The stage at The Place transformed into a living ecosystem last night as the Korea National Contemporary Dance Company (KNCDC) unveiled Jungle, a hypnotic hour-long work choreographed by Kim Sungyong. Presented as part of the annual Festival of Korean Dance, the piece offered audiences a vivid immersion into a world where movement, sound, and light converge to conjure the untamed.
Sixteen dancers—athletic, precise, and endlessly inventive—embodied everything from flora to fauna, from flickering light to shifting weather. With a score by composer Marihiko Hara, the performance moved seamlessly between delicate rustles and thunderous crescendos. At one point, the soundscape swelled into the roar of helicopter blades so convincing it evoked Miss Saigon’s infamous landing scene, threatening to break through the theatre walls.
Though ensemble in nature, Jungle felt profoundly individual. Subtitled Sense and Response, the piece places each dancer within their own microcosm, reacting to cycles of day and night, rain and wind, danger and survival. Kim’s process, rooted in his experimental method Process Init, asked performers to generate personal responses to specific stimuli. The result is a kaleidoscope of sixteen distinct interpretations, woven together into an unbroken flow of kinetic energy.

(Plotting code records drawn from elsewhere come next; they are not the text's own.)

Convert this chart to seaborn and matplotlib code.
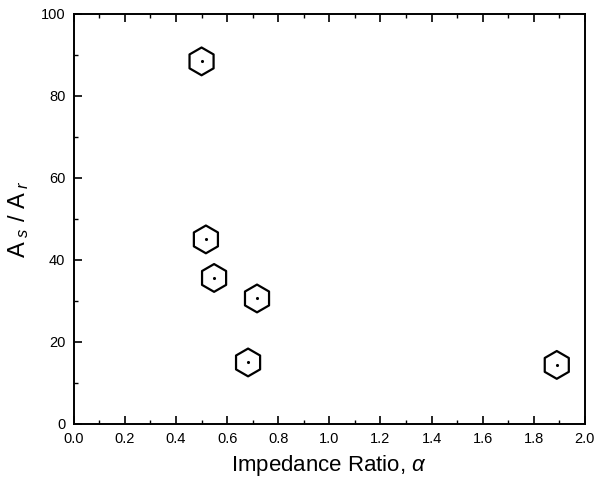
import matplotlib
matplotlib.use("Agg")
import matplotlib.pyplot as plt
import seaborn as sns
import pandas as pd
from matplotlib.ticker import MultipleLocator

impedance_ratio = [0.50, 0.517, 0.549, 0.717, 0.682, 1.89]
area_ratio = [88.4, 45.0, 35.6, 30.6, 15.0, 14.4]

sns.set_theme(style="ticks")
plt.rcParams['font.family'] = ['Liberation Sans', 'DejaVu Sans']
plt.rcParams['mathtext.fontset'] = 'custom'
plt.rcParams['mathtext.rm'] = 'Liberation Sans'
plt.rcParams['mathtext.it'] = 'Liberation Sans:italic'

df = pd.DataFrame({"alpha": impedance_ratio, "ratio": area_ratio})

fig = plt.figure(figsize=(5.95, 4.93), dpi=100)
ax = fig.add_axes([0.124, 0.140, 0.859, 0.832])

sns.scatterplot(data=df, x="alpha", y="ratio", ax=ax, marker="h", s=400,
                facecolor="none", edgecolor="black", linewidth=1.6, zorder=3)
sns.scatterplot(data=df, x="alpha", y="ratio", ax=ax, marker="o", s=5,
                color="black", edgecolor="black", linewidth=0, zorder=4)

ax.set_xlim(0, 2.0)
ax.set_ylim(0, 100)
ax.xaxis.set_major_locator(MultipleLocator(0.2))
ax.xaxis.set_minor_locator(MultipleLocator(0.1))
ax.yaxis.set_major_locator(MultipleLocator(20))
ax.yaxis.set_minor_locator(MultipleLocator(10))
ax.set_xticks([0.0, 0.2, 0.4, 0.6, 0.8, 1.0, 1.2, 1.4, 1.6, 1.8, 2.0])
ax.set_xticklabels(["0.0", "0.2", "0.4", "0.6", "0.8", "1.0", "1.2", "1.4", "1.6", "1.8", "2.0"])
ax.tick_params(axis="both", which="major", direction="in", length=6, width=1.2,
               top=True, right=False, labelsize=10.5, color="black", labelcolor="black", pad=6)
ax.tick_params(axis="both", which="minor", direction="in", length=3, width=1.0,
               top=True, right=False, color="black")
for sp in ax.spines.values():
    sp.set_visible(True)
    sp.set_linewidth(1.4)
    sp.set_color("black")

ax.set_xlabel(r"Impedance Ratio, $\alpha$", fontsize=16, labelpad=5, color="black")
ax.set_ylabel(r"A$_{\ s}$ / A$_{\ r}$", fontsize=17, labelpad=7, color="black")

fig.savefig("out.png", dpi=100)
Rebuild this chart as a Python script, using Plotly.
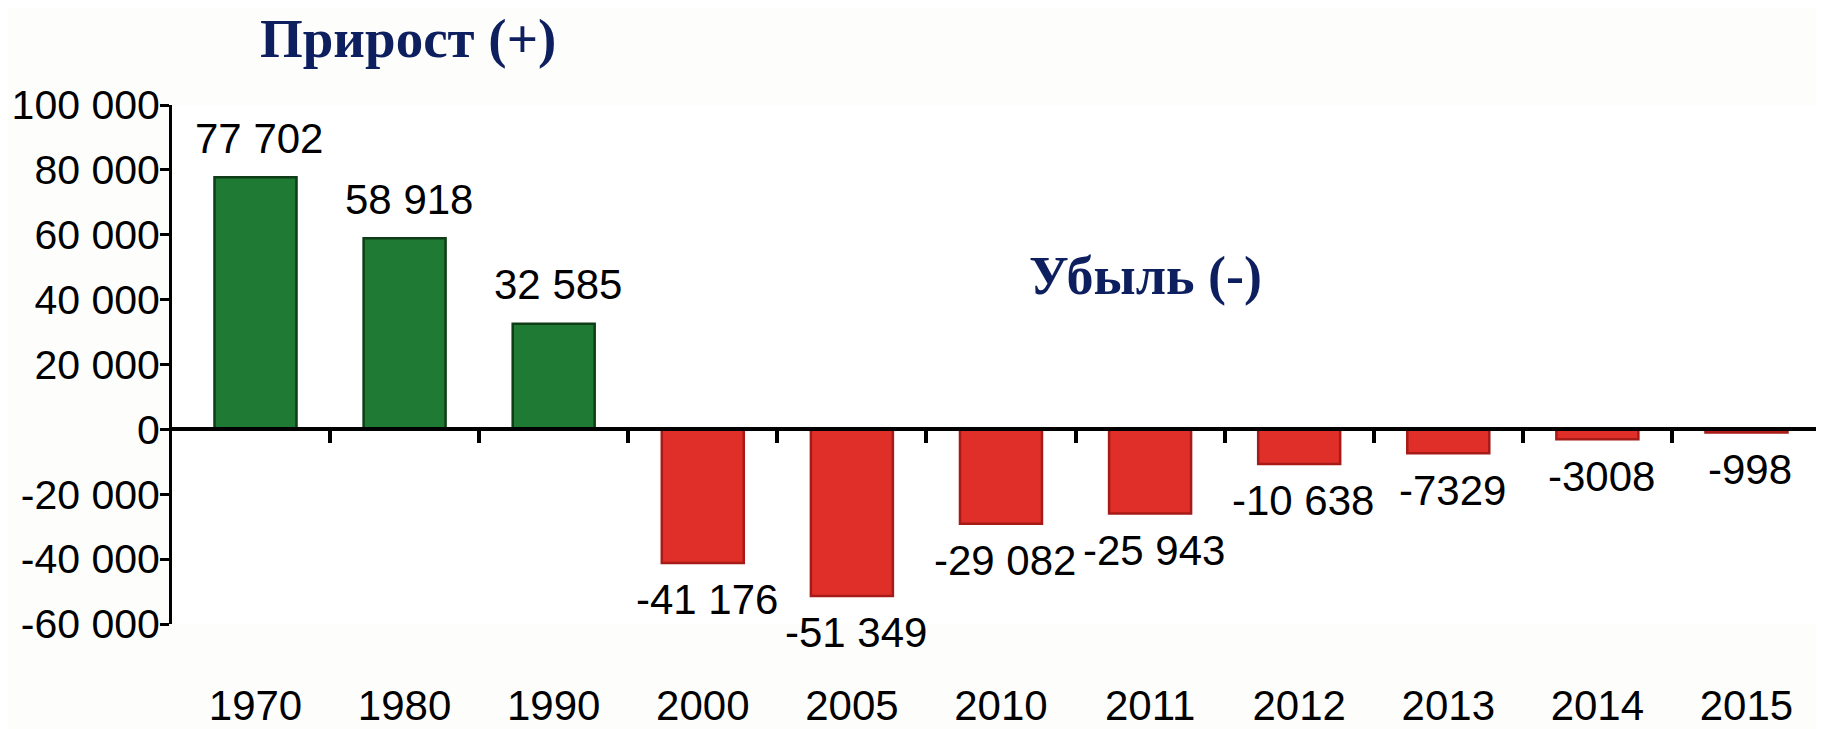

The choreography resists narrative in favour of atmosphere. Dancers crisscross the stage in ceaseless motion, their paths colliding and diverging like currents in a river. At times, the sheer density of movement made the stage seem alive—an organism in constant flux. It is a testament to Kim’s vision, and to the company’s stamina, that such vitality was sustained without faltering.
Still, the absence of even a thread of connective storytelling left me reaching for something more tangible. Dance, after all, can speak in universal narratives. Here, the stories remained private—sixteen inner worlds glimpsed but never fully shared. And yet, perhaps that was the point: a jungle is never a single story but an accumulation of countless lives, coexisting in tension and harmony.
Whatever one makes of its elusive structure, Jungle is a striking achievement—visually lush, sonically rich, and choreographically daring. It may not guide you with a clear storyline, but it sweeps you into its world and refuses to let go. For that alone, it’s an hour well worth surrendering to.